Thursday, June 13, 2013

The Tiniest Offenses

The recent news about sexual harassment in philosophy has been bringing exposure (so to speak) to the problem--not to mention providing an awful lot of intentional and unintentional amusement.

Myself, I have not experienced (prolonged episodes of) sexual harassment at work. Even if common, it's not ubiquitous. Harassment, though, appears with regularity--either of myself or observed harassment of others. Gender is often a component, defining the target, the methods, the vulnerabilities.

But sometimes a great long span of time goes by--months, even--when I'm not harassed, and I don't hear reports of harassment of students and colleagues. But even in these intervals, there are the micro-insults, the patronizing gestures, the imbalance between duties and privileges.

I'm knowledgeable, aware, and sensitive, and I usually spot the insults, jibes, barbs, slurs and slights that are directed my way. Every now and then someone around me notices one I miss: "Did I hear so-and-so say that to you?" someone asks. Or I report on a frustrating encounter with a male student, and a male colleague says "No, I've never, not in 20 years, had a student say that to me."

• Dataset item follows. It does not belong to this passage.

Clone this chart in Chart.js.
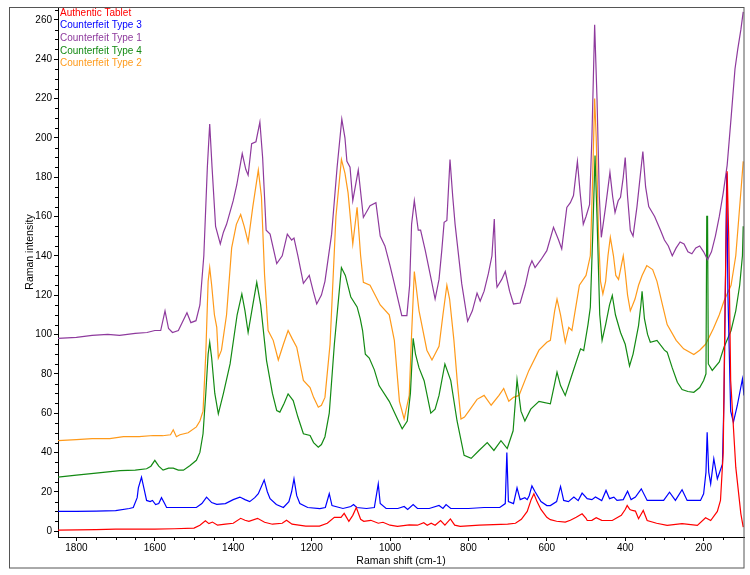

An episode today. Dean asks a question of a committee I'm likely to chair in the fall, copies the full committee and the department chairs--and also copies Prof. Graybeard, past committee chair but no longer a member. I respond to the question. Dean acknowledges response. Prof. Graybeard, copied to all, supports the correctness of my response. I'm grateful.

Until a department chair asks me: "Why was Prof. Graybeard copied on that? And why did he respond? What did his response add?" Was it supportive? No, undermining.